Is there anything better than Golden Age Hollywood? From the early days of silent pictures to about the mid to late sixties (the standard defining time), the Dream Factory of La La Land, with its studio kingdoms, was the home of American royalty.
The Golden Age, especially the thirties and forties, to my mind, is when the glamour was at its zenith. Those years are classic Hollywood for me, when the silver screen was blessed with the likes of Dracula, Frankenstein, The Wizard of Oz, Gone With the Wind, and Citizen Kane. And don’t forget the Three Stooges, Laurel and Hardy, the Marx Brothers and Abbott and Costello. The stars shone brighter, the drama was more dramatic, and the zingers zung zingier.
Innovations were made, as well, to further the medium of motion pictures.

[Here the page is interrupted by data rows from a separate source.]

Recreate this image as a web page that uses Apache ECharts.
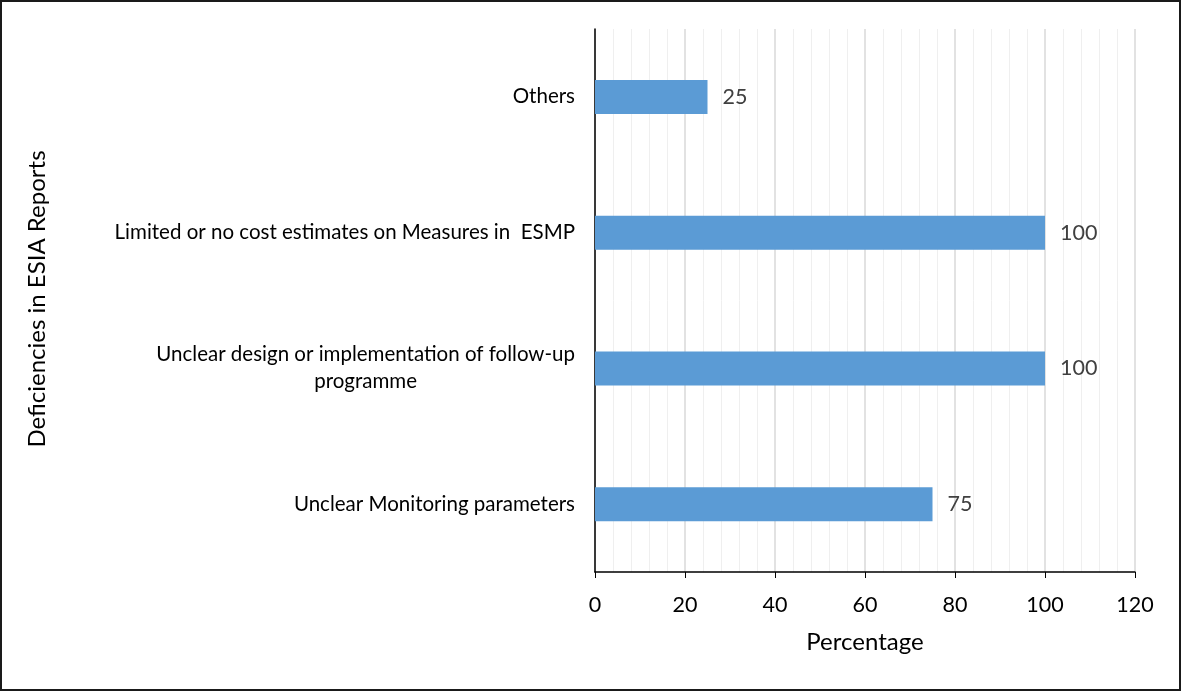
<!DOCTYPE html>
<html>
<head>
<meta charset="utf-8">
<script src="https://cdn.jsdelivr.net/npm/echarts@6/dist/echarts.min.js"></script>
<style>
  html, body { margin: 0; padding: 0; background: #fff; }
  #chart { width: 1182px; height: 692px; }
</style>
</head>
<body>
<div id="chart"></div>
<script>
// categories listed bottom to top, as ECharts draws a category y axis
let categories = [
    'Unclear Monitoring parameters',
    'Unclear design or implementation of follow-up\nprogramme',
    'Limited or no cost estimates on Measures in  ESMP',
    'Others'
];
let percentages = [75, 100, 100, 25];
let xTicks = [0, 20, 40, 60, 80, 100, 120];

let fontName = 'Lato';
let myChart = echarts.init(document.getElementById('chart'));

let option = {
    backgroundColor: '#fff',
    animation: false,
    textStyle: { fontFamily: fontName },
    graphic: [
        {
            type: 'rect',
            shape: { x: 1, y: 1, width: 1179, height: 689 },
            style: { fill: 'none', stroke: '#1a1a1a', lineWidth: 2 }
        },
        {
            // y axis title
            type: 'text',
            x: 37,
            y: 299,
            rotation: Math.PI / 2,
            style: {
                text: 'Deficiencies in ESIA Reports',
                fill: '#000',
                font: '24px ' + fontName,
                align: 'center',
                verticalAlign: 'middle'
            }
        }
    ],
    grid: {
        left: 595,
        right: 47,
        top: 29,
        bottom: 120
    },
    xAxis: {
        type: 'value',
        min: xTicks[0],
        max: xTicks[xTicks.length - 1],
        interval: 20,
        name: 'Percentage',
        nameLocation: 'middle',
        nameGap: 58,
        nameTextStyle: { color: '#000', fontSize: 24, fontFamily: fontName },
        axisLine: { show: true, lineStyle: { color: '#000', width: 1.5 } },
        axisTick: { show: true, length: 6, lineStyle: { color: '#000' } },
        axisLabel: { color: '#000', fontSize: 21.5, margin: 22, fontFamily: fontName },
        splitLine: { show: true, lineStyle: { color: '#d9d9d9', width: 1.5 } },
        minorTick: { show: false, splitNumber: 5 },
        minorSplitLine: { show: true, lineStyle: { color: '#efefef', width: 1 } }
    },
    yAxis: {
        type: 'category',
        data: categories,
        axisLine: { show: true, lineStyle: { color: '#000', width: 1.5 } },
        axisTick: { show: false },
        axisLabel: {
            color: '#000',
            fontSize: 20.5,
            margin: 20,
            fontFamily: fontName,
            lineHeight: 27,
            formatter: function (value) {
                let parts = value.split('\n');
                if (parts.length === 1) return value;
                return '{a|' + parts[0] + '}\n{b|' + parts[1] + '}';
            },
            rich: {
                a: { fontSize: 20.5, color: '#000', fontFamily: fontName, lineHeight: 27 },
                b: { fontSize: 20.5, color: '#000', fontFamily: fontName, lineHeight: 27, align: 'center' }
            }
        }
    },
    series: [{
        type: 'bar',
        data: percentages,
        barWidth: 34,
        itemStyle: { color: '#5b9bd5' },
        label: {
            show: true,
            position: 'right',
            distance: 15,
            color: '#404040',
            fontSize: 21.5,
            fontFamily: fontName
        }
    }]
};

myChart.setOption(option);
window.onresize = function () {
    myChart.resize();
};
</script>
</body>
</html>
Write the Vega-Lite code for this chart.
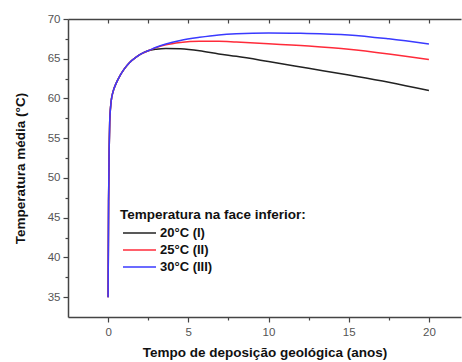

Citizen Kane broke the mold and broadened the possibilities of what a film could do and be. It wasn’t the first to nearly reinvent the wheel, but it was, and remains, one of the most innovative and revolutionary films ever made. It also remains one of the classics to be forever shrouded in controversy.
Orson Welles produced it, directed it, and starred in it. There is no question of that, those are the facts. The authorship of Kane‘s screenplay remains, more or less, a mystery. He no doubt wrote some it, did some rewrites, certainly, gave the thing a polish. But credited as cowriter was Herman J. Mankiewicz, known as Mank to everyone who knew him. Mank insisted, contrary to Welles protestations, that he was the sole author. And there’s a good chance he was.
David Fincher’s Mank doesn’t try to persuade or give proof one way or the other. It simply tells a good story about a writer trying to excise some demons by way of the page.
While recuperating from a from a broken sustained in a car accident, Mank is procured by wunderkind Welles to write a screenplay. Welles has been given free reign by RKO do make whatever movie he wants. Mank seizes on this opportunity– he needs the money and is even willing to forego credit.
With housekeeper Frieda and secretary Rita to act as handlers and nursemaids, the liquor-loving Mank sets about trying to work. He taps his past to fill the blank pages. Inspiration comes from his time rubbing elbows with the Hollywood elite and being in the inner circle of newspaper magnate William Randolph Hearst. Hearst is the inspiration for the character of Kane and his mistress, actress Marion Davies, inspires (mostly, sort of) the character of Kane’s second wife.
The movie switches back and forth between Mank writing Citizen Kane and his time with Hearst and Marion, for whom Mank has a genuine affection. Mank spends a lot of time navigating the studio system and its political intentions, even though his own ideals and ethics run in opposition to Hearst. When his Kane script raises the ire of Hollywood and Hearst, it’s his friendship with Marion that Mank wishes to preserve.
Mank is a funny, touching tribute to Old Hollywood, a great writer and harkens back to the films of yesteryear in both sound and vision.